- DIRECTIONS -
Print nothing but the lines from the start of the listing below through the line that contains "sliver_split = 296". Do not include the pictures.
Start RECORDED DATA
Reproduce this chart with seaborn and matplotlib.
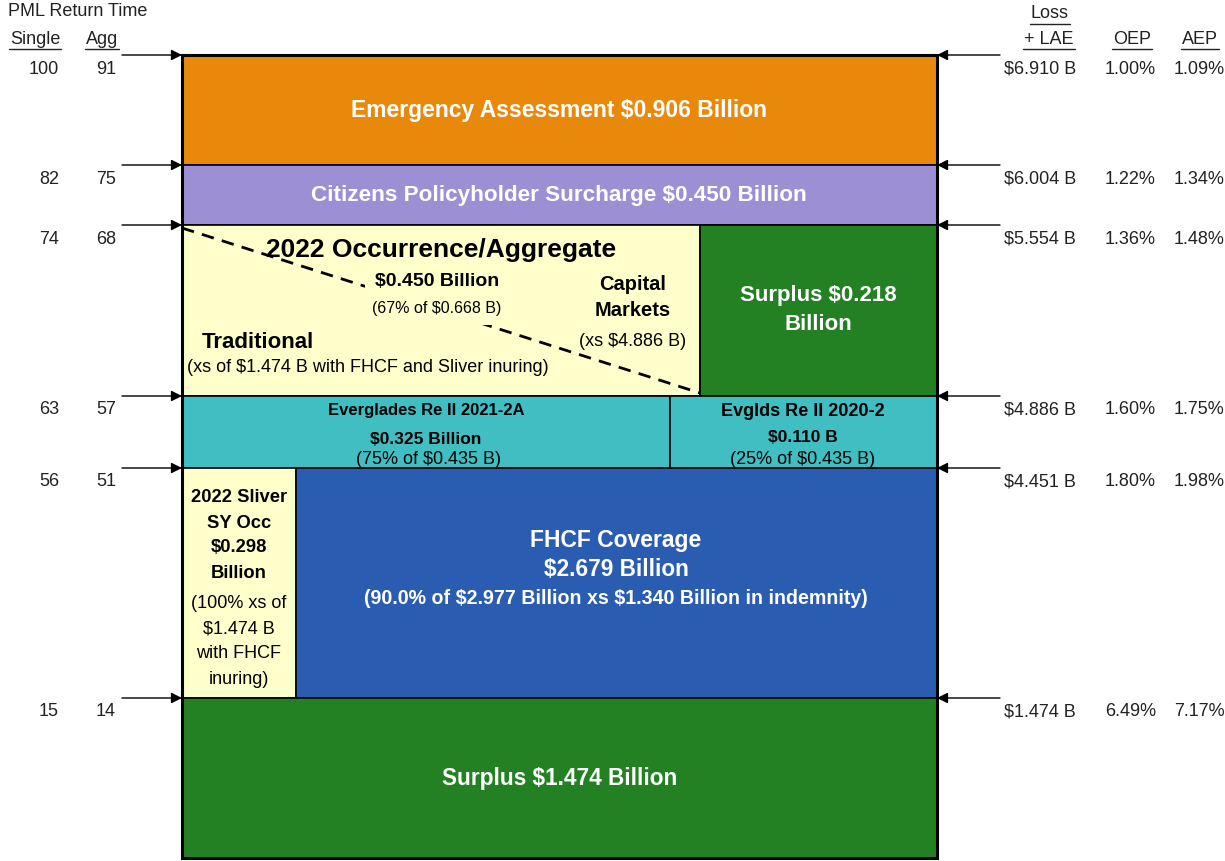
import matplotlib
matplotlib.use("Agg")
import matplotlib.pyplot as plt
import seaborn as sns

# Return-time and attachment data at each layer boundary (top to bottom)
single_rt = [100, 82, 74, 63, 56, 15]
agg_rt = [91, 75, 68, 57, 51, 14]
loss_lae = [6.910, 6.004, 5.554, 4.886, 4.451, 1.474]
oep = [1.00, 1.22, 1.36, 1.60, 1.80, 6.49]
aep = [1.09, 1.34, 1.48, 1.75, 1.98, 7.17]

# Layer names / amounts
emergency_amt = 0.906
surcharge_amt = 0.450
occ_agg_amt = 0.450
occ_agg_share = 67
occ_agg_limit = 0.668
surplus_top_amt = 0.218
evg_2021_amt = 0.325
evg_2021_share = 75
evg_2020_amt = 0.110
evg_2020_share = 25
evg_limit = 0.435
sliver_amt = 0.298
fhcf_amt = 2.679
fhcf_pct = 90.0
fhcf_limit = 2.977
fhcf_retention = 1.340
surplus_bottom_amt = 1.474

# layout (schematic, figure pixel units)
band_edges = [55, 165, 225, 396, 468, 698, 858]
tower_left, tower_right = 182, 937
occ_split = 700
evg_split = 670
sliver_split = 296

orange = "#E8890C"
purple = "#9D8FD4"
yellow = "#FFFFCC"
green = "#238124"
teal = "#40BEC1"
blue = "#2A5DB2"

sns.set_theme(style="white")
plt.rcParams["font.family"] = ["Liberation Sans", "DejaVu Sans"]
plt.rcParams["text.parse_math"] = False

fig = plt.figure(figsize=(12.25, 8.61), dpi=100)
ax = fig.add_axes([0, 0, 1, 1])
ax.set_xlim(0, 1225)
ax.set_ylim(861, 0)
ax.axis("off")

e = band_edges
blocks = [
    (tower_left, tower_right, e[0], e[1], orange),
    (tower_left, tower_right, e[1], e[2], purple),
    (tower_left, occ_split, e[2], e[3], yellow),
    (occ_split, tower_right, e[2], e[3], green),
    (tower_left, evg_split, e[3], e[4], teal),
    (evg_split, tower_right, e[3], e[4], teal),
    (tower_left, sliver_split, e[4], e[5], yellow),
    (sliver_split, tower_right, e[4], e[5], blue),
    (tower_left, tower_right, e[5], e[6], green),
]
for x0, x1, y0, y1, c in blocks:
    ax.bar(x0, y1 - y0, width=x1 - x0, bottom=y0, align="edge",
           color=c, edgecolor="black", linewidth=1.2, zorder=1)
# outer border
ax.bar(tower_left, e[6] - e[0], width=tower_right - tower_left, bottom=e[0],
       align="edge", fill=False, edgecolor="black", linewidth=2.2, zorder=4)

# dashed divider traditional / capital markets
ax.plot([tower_left, occ_split], [e[2] + 3, e[3] - 3], color="black",
        lw=2, ls=(0, (4.5, 3)), zorder=2)

side_fs = 13
ink = "#222222"
for i, y in enumerate(band_edges[:-1]):
    ax.annotate("", xy=(tower_left, y), xytext=(122, y),
                arrowprops=dict(arrowstyle="-|>", color="black", lw=1,
                                mutation_scale=16, shrinkA=0, shrinkB=0))
    ax.annotate("", xy=(tower_right, y), xytext=(1000, y),
                arrowprops=dict(arrowstyle="-|>", color="black", lw=1,
                                mutation_scale=16, shrinkA=0, shrinkB=0))
    ty = y + 14
    ax.text(59, ty, f"{single_rt[i]}", ha="right", va="center", fontsize=side_fs, color=ink)
    ax.text(116, ty, f"{agg_rt[i]}", ha="right", va="center", fontsize=side_fs, color=ink)
    ax.text(1004, ty, f"${loss_lae[i]:.3f} B", ha="left", va="center", fontsize=side_fs, color=ink)
    ax.text(1156, ty, f"{oep[i]:.2f}%", ha="right", va="center", fontsize=side_fs, color=ink)
    ax.text(1174, ty, f"{aep[i]:.2f}%", ha="left", va="center", fontsize=side_fs, color=ink)

# headers
ax.text(8, 11, "PML Return Time", ha="left", va="center", fontsize=side_fs, color=ink)
headers = [
    ax.text(10, 39, "Single", ha="left", va="center", fontsize=side_fs, color=ink),
    ax.text(86, 39, "Agg", ha="left", va="center", fontsize=side_fs, color=ink),
    ax.text(1050, 14, "Loss", ha="center", va="center", fontsize=side_fs, color=ink),
    ax.text(1049, 39, "+ LAE", ha="center", va="center", fontsize=side_fs, color=ink),
    ax.text(1132, 39, "OEP", ha="center", va="center", fontsize=side_fs, color=ink),
    ax.text(1200, 39, "AEP", ha="center", va="center", fontsize=side_fs, color=ink),
]
fig.canvas.draw()
renderer = fig.canvas.get_renderer()
inv = ax.transData.inverted()
for t in headers:
    bb = t.get_window_extent(renderer)
    (x0, y0), (x1, y1) = inv.transform([(bb.x0, bb.y0), (bb.x1, bb.y1)])
    ax.plot([x0 - 1, x1 + 1], [y0 + 1, y0 + 1], color=ink, lw=1)


def label(x, y, s, fs, color="black", bold=True, **kw):
    ax.text(x, y, s, ha="center", va="center", fontsize=fs, color=color,
            fontweight="bold" if bold else "normal", zorder=5, **kw)


label(559, 111, f"Emergency Assessment ${emergency_amt:.3f} Billion", 16.5, "white")
label(559, 196, f"Citizens Policyholder Surcharge ${surcharge_amt:.3f} Billion", 16.2, "white")

label(441, 250, "2022 Occurrence/Aggregate", 19)
patch = dict(facecolor=yellow, edgecolor="none", pad=7)
label(437, 281, f"${occ_agg_amt:.3f} Billion", 14, bbox=patch)
label(437, 308, f"({occ_agg_share}% of ${occ_agg_limit:.3f} B)", 11.5, bold=False, bbox=patch)
label(633, 285, "Capital", 14.5)
label(633, 311, "Markets", 14.5)
label(633, 341, "(xs $4.886 B)", 13, bold=False)
label(258, 343, "Traditional", 16)
label(368, 368, "(xs of $1.474 B with FHCF and Sliver inuring)", 13, bold=False)

label(818, 296, f"Surplus ${surplus_top_amt:.3f}", 16, "white")
label(818, 325, "Billion", 16, "white")

label(426, 411, "Everglades Re II 2021-2A", 12)
label(426, 439, f"${evg_2021_amt:.3f} Billion", 12.5)
label(429, 459, f"({evg_2021_share}% of ${evg_limit:.3f} B)", 13, bold=False)
label(803, 411, "Evglds Re II 2020-2", 13)
label(803, 437, f"${evg_2020_amt:.3f} B", 12.5)
label(803, 460, f"({evg_2020_share}% of ${evg_limit:.3f} B)", 13, bold=False)

for k, s in enumerate(["2022 Sliver", "SY Occ", f"${sliver_amt:.3f}", "Billion"]):
    label(239, 498 + 25 * k, s, 13.2)
for k, s in enumerate(["(100% xs of", "$1.474 B", "with FHCF", "inuring)"]):
    label(239, 604 + 25 * k, s, 13, bold=False)

label(616, 541, "FHCF Coverage", 16.5, "white")
label(616, 569, f"${fhcf_amt:.3f} Billion", 16.3, "white")
label(616, 598, f"({fhcf_pct:.1f}% of ${fhcf_limit:.3f} Billion xs ${fhcf_retention:.3f} Billion in indemnity)",
      14.1, "white")

label(560, 779, f"Surplus ${surplus_bottom_amt:.3f} Billion", 16.3, "white")

fig.savefig("out.png", dpi=100)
End RECORDED DATA
- EXERCISE SOLUTION -
Reproduce this chart with seaborn and matplotlib.
import matplotlib
matplotlib.use("Agg")
import matplotlib.pyplot as plt
import seaborn as sns

# Return-time and attachment data at each layer boundary (top to bottom)
single_rt = [100, 82, 74, 63, 56, 15]
agg_rt = [91, 75, 68, 57, 51, 14]
loss_lae = [6.910, 6.004, 5.554, 4.886, 4.451, 1.474]
oep = [1.00, 1.22, 1.36, 1.60, 1.80, 6.49]
aep = [1.09, 1.34, 1.48, 1.75, 1.98, 7.17]

# Layer names / amounts
emergency_amt = 0.906
surcharge_amt = 0.450
occ_agg_amt = 0.450
occ_agg_share = 67
occ_agg_limit = 0.668
surplus_top_amt = 0.218
evg_2021_amt = 0.325
evg_2021_share = 75
evg_2020_amt = 0.110
evg_2020_share = 25
evg_limit = 0.435
sliver_amt = 0.298
fhcf_amt = 2.679
fhcf_pct = 90.0
fhcf_limit = 2.977
fhcf_retention = 1.340
surplus_bottom_amt = 1.474

# layout (schematic, figure pixel units)
band_edges = [55, 165, 225, 396, 468, 698, 858]
tower_left, tower_right = 182, 937
occ_split = 700
evg_split = 670
sliver_split = 296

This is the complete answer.